Aim of the exercise: Give every line back verbatim, dropping all images.

Provided material:
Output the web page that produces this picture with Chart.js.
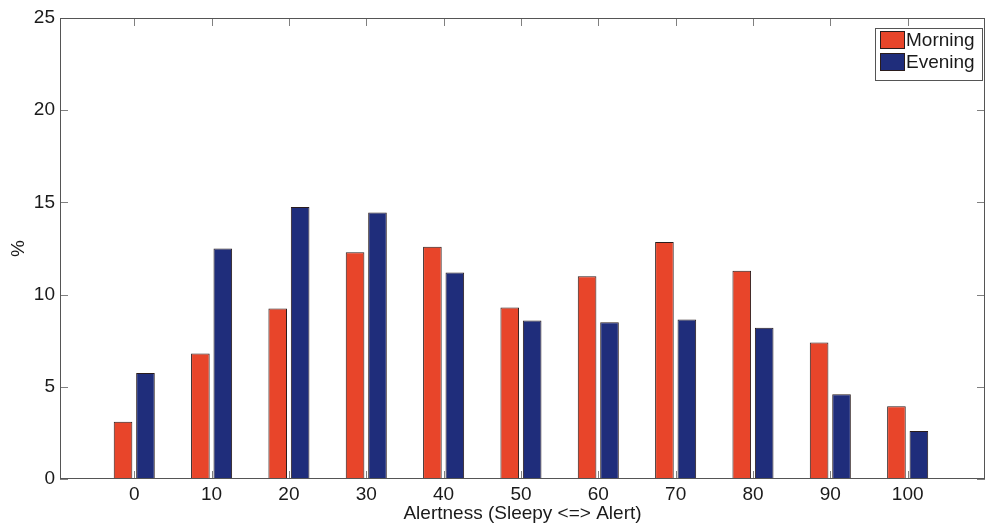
<!DOCTYPE html>
<html>
<head>
<meta charset="utf-8">
<title>Alertness</title>
<script src="https://cdn.jsdelivr.net/npm/chart.js@4/dist/chart.umd.min.js"></script>
<style>
  html, body { margin: 0; padding: 0; background: #fff; }
  #wrap { width: 990px; height: 529px; }
</style>
</head>
<body>
<div id="wrap"><canvas id="alertChart" width="990" height="529"></canvas></div>
<script>
// data
const categories = [0, 10, 20, 30, 40, 50, 60, 70, 80, 90, 100];
const morningValues = [3.1, 6.8, 9.25, 12.3, 12.6, 9.3, 11.0, 12.85, 11.3, 7.4, 3.95];
const eveningValues = [5.75, 12.5, 14.75, 14.45, 11.2, 8.6, 8.5, 8.65, 8.2, 4.6, 2.6];
const seriesLabels = ['Morning', 'Evening'];
const yTicks = [0, 5, 10, 15, 20, 25];
const xTitle = 'Alertness (Sleepy <=> Alert)';
const yTitle = '%';

const FONT = '"Liberation Sans", Arial, sans-serif';
const FONT_SIZE = 19;
const COLORS = ['#e8452a', '#1f2d7b'];

// MATLAB-style box: frame, inward ticks on all sides, legend in the top right corner
const boxPlugin = {
    id: 'matlabBox',
    afterDatasetsDraw(chart) {
        const { ctx, chartArea: a, scales: { x, y } } = chart;
        ctx.save();
        ctx.lineWidth = 1;
        ctx.strokeStyle = '#808080';
        ctx.beginPath();
        yTicks.forEach(v => {
            const py = Math.round(y.getPixelForValue(v)) + 0.5;
            ctx.moveTo(a.left, py); ctx.lineTo(a.left + 8, py);
            ctx.moveTo(a.right, py); ctx.lineTo(a.right - 8, py);
        });
        categories.forEach(c => {
            const px = Math.round(x.getPixelForValue(c)) + 0.5;
            ctx.moveTo(px, a.bottom); ctx.lineTo(px, a.bottom - 8);
            ctx.moveTo(px, a.top); ctx.lineTo(px, a.top + 8);
        });
        ctx.stroke();

        ctx.strokeStyle = '#555';
        ctx.strokeRect(Math.round(a.left) + 0.5, Math.round(a.top) + 0.5,
            Math.round(a.right - a.left) - 1, Math.round(a.bottom - a.top) - 1);

        // legend
        const w = 107, h = 52;
        const lx = Math.round(a.right - 3 - w), ly = Math.round(a.top + 10);
        ctx.fillStyle = '#fff';
        ctx.fillRect(lx, ly, w, h);
        ctx.strokeStyle = '#555';
        ctx.strokeRect(lx + 0.5, ly + 0.5, w, h);
        ctx.font = FONT_SIZE + 'px ' + FONT;
        ctx.textBaseline = 'middle';
        chart.data.datasets.forEach((ds, i) => {
            const sy = ly + 3 + i * 22;
            ctx.fillStyle = ds.backgroundColor;
            ctx.fillRect(lx + 5, sy, 25, 18);
            ctx.strokeStyle = '#2a1c1c';
            ctx.strokeRect(lx + 5.5, sy + 0.5, 24, 17);
            ctx.fillStyle = '#1a1a1a';
            ctx.fillText(ds.label, lx + 31, sy + 10);
        });
        ctx.restore();
    }
};

const makeSeries = values => categories.map((c, i) => ({ x: c, y: values[i] }));
const tickFont = { family: FONT, size: FONT_SIZE };

new Chart(document.getElementById('alertChart'), {
    type: 'bar',
    data: {
        datasets: [
            { label: seriesLabels[0], data: makeSeries(morningValues), backgroundColor: COLORS[0] },
            { label: seriesLabels[1], data: makeSeries(eveningValues), backgroundColor: COLORS[1] }
        ].map(d => Object.assign(d, {
            borderColor: '#2a1c1c', borderWidth: 1, borderSkipped: false,
            categoryPercentage: 0.58, barPercentage: 0.83
        }))
    },
    options: {
        responsive: false,
        animation: false,
        layout: { padding: { top: 18, right: 5, left: 0, bottom: 0 } },
        plugins: { legend: { display: false }, tooltip: { enabled: false } },
        scales: {
            x: {
                type: 'linear',
                min: -9.6,
                max: 110,
                offset: false,
                afterBuildTicks: s => { s.ticks = categories.map(v => ({ value: v })); },
                afterFit: s => { s.height = 50; },
                grid: { display: false, drawTicks: false, offset: false },
                border: { display: false },
                ticks: { padding: 4, color: '#1a1a1a', font: tickFont, maxRotation: 0 },
                title: { display: true, text: xTitle, color: '#1a1a1a', font: tickFont, padding: { top: 0, bottom: 4 } }
            },
            y: {
                min: 0,
                max: 25,
                afterBuildTicks: s => { s.ticks = yTicks.map(v => ({ value: v })); },
                afterFit: s => { s.width = 60; },
                grid: { display: false, drawTicks: false },
                border: { display: false },
                ticks: { padding: 5, color: '#1a1a1a', font: tickFont },
                title: { display: true, text: yTitle, color: '#1a1a1a', font: tickFont, padding: { top: 7, bottom: 0 } }
            }
        }
    },
    plugins: [boxPlugin]
});
</script>
</body>
</html>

Full solution:
Output the web page that produces this picture with Chart.js.
<!DOCTYPE html>
<html>
<head>
<meta charset="utf-8">
<title>Alertness</title>
<script src="https://cdn.jsdelivr.net/npm/chart.js@4/dist/chart.umd.min.js"></script>
<style>
  html, body { margin: 0; padding: 0; background: #fff; }
  #wrap { width: 990px; height: 529px; }
</style>
</head>
<body>
<div id="wrap"><canvas id="alertChart" width="990" height="529"></canvas></div>
<script>
// data
const categories = [0, 10, 20, 30, 40, 50, 60, 70, 80, 90, 100];
const morningValues = [3.1, 6.8, 9.25, 12.3, 12.6, 9.3, 11.0, 12.85, 11.3, 7.4, 3.95];
const eveningValues = [5.75, 12.5, 14.75, 14.45, 11.2, 8.6, 8.5, 8.65, 8.2, 4.6, 2.6];
const seriesLabels = ['Morning', 'Evening'];
const yTicks = [0, 5, 10, 15, 20, 25];
const xTitle = 'Alertness (Sleepy <=> Alert)';
const yTitle = '%';

const FONT = '"Liberation Sans", Arial, sans-serif';
const FONT_SIZE = 19;
const COLORS = ['#e8452a', '#1f2d7b'];

// MATLAB-style box: frame, inward ticks on all sides, legend in the top right corner
const boxPlugin = {
    id: 'matlabBox',
    afterDatasetsDraw(chart) {
        const { ctx, chartArea: a, scales: { x, y } } = chart;
        ctx.save();
        ctx.lineWidth = 1;
        ctx.strokeStyle = '#808080';
        ctx.beginPath();
        yTicks.forEach(v => {
            const py = Math.round(y.getPixelForValue(v)) + 0.5;
            ctx.moveTo(a.left, py); ctx.lineTo(a.left + 8, py);
            ctx.moveTo(a.right, py); ctx.lineTo(a.right - 8, py);
        });
        categories.forEach(c => {
            const px = Math.round(x.getPixelForValue(c)) + 0.5;
            ctx.moveTo(px, a.bottom); ctx.lineTo(px, a.bottom - 8);
            ctx.moveTo(px, a.top); ctx.lineTo(px, a.top + 8);
        });
        ctx.stroke();

        ctx.strokeStyle = '#555';
        ctx.strokeRect(Math.round(a.left) + 0.5, Math.round(a.top) + 0.5,
            Math.round(a.right - a.left) - 1, Math.round(a.bottom - a.top) - 1);

        // legend
        const w = 107, h = 52;
        const lx = Math.round(a.right - 3 - w), ly = Math.round(a.top + 10);
        ctx.fillStyle = '#fff';
        ctx.fillRect(lx, ly, w, h);
        ctx.strokeStyle = '#555';
        ctx.strokeRect(lx + 0.5, ly + 0.5, w, h);
        ctx.font = FONT_SIZE + 'px ' + FONT;
        ctx.textBaseline = 'middle';
        chart.data.datasets.forEach((ds, i) => {
            const sy = ly + 3 + i * 22;
            ctx.fillStyle = ds.backgroundColor;
            ctx.fillRect(lx + 5, sy, 25, 18);
            ctx.strokeStyle = '#2a1c1c';
            ctx.strokeRect(lx + 5.5, sy + 0.5, 24, 17);
            ctx.fillStyle = '#1a1a1a';
            ctx.fillText(ds.label, lx + 31, sy + 10);
        });
        ctx.restore();
    }
};

const makeSeries = values => categories.map((c, i) => ({ x: c, y: values[i] }));
const tickFont = { family: FONT, size: FONT_SIZE };

new Chart(document.getElementById('alertChart'), {
    type: 'bar',
    data: {
        datasets: [
            { label: seriesLabels[0], data: makeSeries(morningValues), backgroundColor: COLORS[0] },
            { label: seriesLabels[1], data: makeSeries(eveningValues), backgroundColor: COLORS[1] }
        ].map(d => Object.assign(d, {
            borderColor: '#2a1c1c', borderWidth: 1, borderSkipped: false,
            categoryPercentage: 0.58, barPercentage: 0.83
        }))
    },
    options: {
        responsive: false,
        animation: false,
        layout: { padding: { top: 18, right: 5, left: 0, bottom: 0 } },
        plugins: { legend: { display: false }, tooltip: { enabled: false } },
        scales: {
            x: {
                type: 'linear',
                min: -9.6,
                max: 110,
                offset: false,
                afterBuildTicks: s => { s.ticks = categories.map(v => ({ value: v })); },
                afterFit: s => { s.height = 50; },
                grid: { display: false, drawTicks: false, offset: false },
                border: { display: false },
                ticks: { padding: 4, color: '#1a1a1a', font: tickFont, maxRotation: 0 },
                title: { display: true, text: xTitle, color: '#1a1a1a', font: tickFont, padding: { top: 0, bottom: 4 } }
            },
            y: {
                min: 0,
                max: 25,
                afterBuildTicks: s => { s.ticks = yTicks.map(v => ({ value: v })); },
                afterFit: s => { s.width = 60; },
                grid: { display: false, drawTicks: false },
                border: { display: false },
                ticks: { padding: 5, color: '#1a1a1a', font: tickFont },
                title: { display: true, text: yTitle, color: '#1a1a1a', font: tickFont, padding: { top: 7, bottom: 0 } }
            }
        }
    },
    plugins: [boxPlugin]
});
</script>
</body>
</html>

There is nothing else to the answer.